Cosa succederà agli impianti che si trovano con delle tasse che non avevano previsto?

“E’ chiaro che saltano tutti i business plan. Si dilatano i tempi di ritorno dell’investimento, ma c’è anche il rischio concreto che si perdano dei posti di lavoro laddove, ad esempio, siano state assunte persone per gestire degli impianti che oggi si trovano con decine di migliaia di Euro in più da pagare. A queste instabilità si aggiungono deficit strutturali della legislazione per cui troppo spesso essa non è univoca, lasciando spazio a libere interpretazioni, per cui l’operatore si trova consegnato ai criteri di giudizio dell’ufficiale di turno”.

Voi come vedete lo sviluppo delle agroenergie?

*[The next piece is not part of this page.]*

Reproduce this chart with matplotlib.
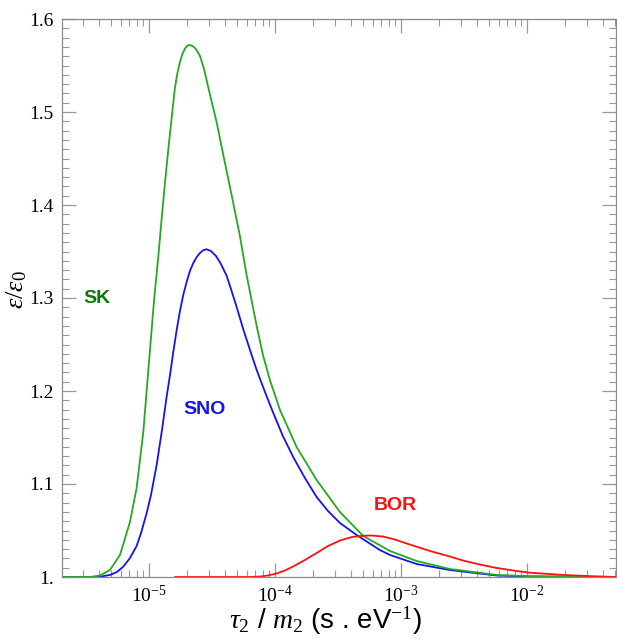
import matplotlib
matplotlib.use("Agg")
import matplotlib.pyplot as plt
from matplotlib.ticker import LogLocator, MultipleLocator, NullFormatter
import numpy as np

plt.rcParams['mathtext.fontset'] = 'custom'
plt.rcParams['mathtext.rm'] = 'Liberation Serif'
plt.rcParams['mathtext.it'] = 'Liberation Serif:italic'
plt.rcParams['mathtext.sf'] = 'Liberation Sans'

# values: x given as log10(tau2/m2), y as eps/eps0
sk_logx = [-5.690, -5.468, -5.389, -5.310, -5.230, -5.151, -5.098, -5.045, -4.992,
           -4.966, -4.952, -4.926, -4.899, -4.873, -4.847, -4.820, -4.794, -4.774,
           -4.754, -4.734, -4.714, -4.694, -4.675, -4.655, -4.635, -4.615, -4.595,
           -4.563, -4.532, -4.463, -4.410, -4.344, -4.278,
           -4.225, -4.145, -4.095, -4.040, -3.960, -3.828, -3.669, -3.484, -3.299,
           -3.087, -2.875, -2.611, -2.240, -1.976, -1.286]
sk_eps = [1.000, 1.000, 1.0016, 1.0075, 1.0237, 1.0591, 1.0957, 1.1559, 1.2441,
          1.2871, 1.3086, 1.3444, 1.3860, 1.4237, 1.4591, 1.4935, 1.5258, 1.5419,
          1.5538, 1.5624, 1.5683, 1.5715, 1.5720, 1.5710, 1.5688, 1.5651, 1.5602,
          1.5462, 1.5280, 1.4892, 1.4538, 1.4108, 1.3667,
          1.3247, 1.2699, 1.2387, 1.2118, 1.1796, 1.1398, 1.1043, 1.0699, 1.0441,
          1.0280, 1.0172, 1.0086, 1.0022, 1.0008, 1.000]

sno_logx = [-5.690, -5.429, -5.389, -5.310, -5.254, -5.204, -5.151, -5.098, -5.063,
            -5.018, -4.984, -4.939, -4.899, -4.860, -4.833, -4.807, -4.780, -4.754,
            -4.728, -4.701, -4.675, -4.648, -4.621, -4.595, -4.569, -4.542, -4.508,
            -4.468, -4.429, -4.383, -4.349, -4.304, -4.252, -4.198, -4.145, -4.079,
            -4.013, -3.937, -3.855, -3.762, -3.669, -3.579, -3.484, -3.352, -3.167,
            -3.087, -2.875, -2.611, -2.240, -1.976, -1.286]
sno_eps = [1.000, 1.000, 1.0003, 1.0022, 1.0054, 1.0111, 1.0204, 1.0333, 1.0473,
           1.0688, 1.0882, 1.1204, 1.1559, 1.1935, 1.2172, 1.2419, 1.2656, 1.2860,
           1.3032, 1.3172, 1.3290, 1.3376, 1.3441, 1.3484, 1.3513, 1.3524, 1.3505,
           1.3452, 1.3366, 1.3237, 1.3097, 1.2903, 1.2667, 1.2441, 1.2226, 1.1989,
           1.1763, 1.1516, 1.1290, 1.1065, 1.0860, 1.0710, 1.0581, 1.0452, 1.0290,
           1.0237, 1.0140, 1.0075, 1.0016, 1.0005, 1.000]

bor_logx = [-4.794, -4.198, -4.119, -4.056, -3.987, -3.921, -3.855, -3.762, -3.669,
            -3.579, -3.484, -3.389, -3.299, -3.230, -3.140, -3.048, -2.929, -2.770,
            -2.611, -2.506, -2.373, -2.240, -2.095, -1.976, -1.711, -1.500, -1.286]
bor_eps = [1.000, 1.000, 1.0005, 1.0016, 1.0038, 1.0070, 1.0113, 1.0183, 1.0258,
           1.0333, 1.0392, 1.0430, 1.0444, 1.0446, 1.0435, 1.0403, 1.0349, 1.0280,
           1.0220, 1.0177, 1.0134, 1.0097, 1.0067, 1.0046, 1.0022, 1.0009, 1.000]

y_ticks = [1.0, 1.1, 1.2, 1.3, 1.4, 1.5, 1.6]
y_labels = ["1.", "1.1", "1.2", "1.3", "1.4", "1.5", "1.6"]
x_ticks = [1e-5, 1e-4, 1e-3, 1e-2]
x_labels = [r"$10^{-5}$", r"$10^{-4}$", r"$10^{-3}$", r"$10^{-2}$"]

fig = plt.figure(figsize=(6.17, 6.39), dpi=100)
ax = fig.add_axes([62 / 617, 62 / 639, 554 / 617, 558 / 639])

line_kw = dict(lw=1.3, solid_joinstyle='round', solid_capstyle='round')
ax.plot(10 ** np.array(sno_logx), sno_eps, color='#1414f0', **line_kw)
ax.plot(10 ** np.array(sk_logx), sk_eps, color='#22aa22', **line_kw)
ax.plot(10 ** np.array(bor_logx), bor_eps, color='#ff1010', **line_kw)

ax.set_xscale('log')
ax.set_xlim(2.04e-6, 0.051)
ax.set_ylim(1.0, 1.6)

ax.set_xticks(x_ticks)
ax.set_xticklabels(x_labels, fontsize=14)
ax.xaxis.set_minor_locator(LogLocator(base=10, subs=np.arange(2, 10), numticks=20))
ax.xaxis.set_minor_formatter(NullFormatter())
ax.set_yticks(y_ticks)
ax.set_yticklabels(y_labels, fontsize=14, fontfamily='Liberation Serif')
ax.yaxis.set_minor_locator(MultipleLocator(0.01))

for s in ax.spines.values():
    s.set_color('#888888')
    s.set_linewidth(0.9)
ax.tick_params(which='both', direction='in', top=True, right=True, color='#999999')
ax.tick_params(which='major', length=10, width=0.9, pad=6)
ax.tick_params(which='minor', length=5, width=0.8)

fig.text(97 / 617, 1 - 298 / 639, 'SK', color='#0b780b', fontsize=14, fontweight='bold',
         fontfamily='Liberation Sans', ha='center', va='center')
fig.text(205 / 617, 1 - 409 / 639, 'SNO', color='#1414f0', fontsize=14, fontweight='bold',
         fontfamily='Liberation Sans', ha='center', va='center')
fig.text(395 / 617, 1 - 505 / 639, 'BOR', color='#ff1010', fontsize=14, fontweight='bold',
         fontfamily='Liberation Sans', ha='center', va='center')

fig.text(325 / 617, 1 - 621 / 639, r'$\tau_2$ / $m_2$ (s . eV$^{-1}$)', fontsize=20,
         fontfamily='Liberation Sans', ha='center', va='center')
fig.text(16 / 617, 1 - 290 / 639, r'$\epsilon/\epsilon_0$', fontsize=19, rotation=90,
         ha='center', va='center')

fig.savefig('out.png', dpi=100)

 “Lo vediamo come da sempre, indipendentemente da queste situazioni contingenti. Crediamo che si debba favorire sempre più lo sviluppo delle agroenergie per filiere strettamente legate al territorio, integrate alla agricoltura, alla zootecnia, alle foreste. Riteniamo che gli incentivi debbano essere svincolati dalla sola produzione del kWh verde, che non debbano favorire solo chi produce energia, ma che si debba cercare di ridistribuirli su l’intera filiera di valorizzazione energetica delle biomasse in cui la produzione di calore ed elettricità è solo l’ultimo degli anelli. Riteniamo che lo sviluppo delle agroenergie vada favorito laddove vi è una reale disponibilità di materia prima. Bisogna favorire dei modelli capaci di fornire delle soluzioni ai problemi economici ed ambientali facendo tesoro delle competenze maturate in ambito politico, scientifico e imprenditoriale nel nostro Paese. In tale ottica una buona notizia viene dalla recente approvazione da parte della Conferenza Permanente per i rapporti tra lo Stato, le Regioni e le Province autonome di Trento e Bolzano del Piano di Settore per le Bioenergie elaborato dal Ministero dell’Agricoltura alla cui elaborazione  ITABIA ha fornito un valido contributo. A noi interessa che le bioenergie si affermino su scala locale, attivando filiere sostenibili che generino posti di lavoro e stimolino una corretta gestione del territorio. Quello delle agroenergie è dunque un discorso molto più ampio del semplice kWh verde”.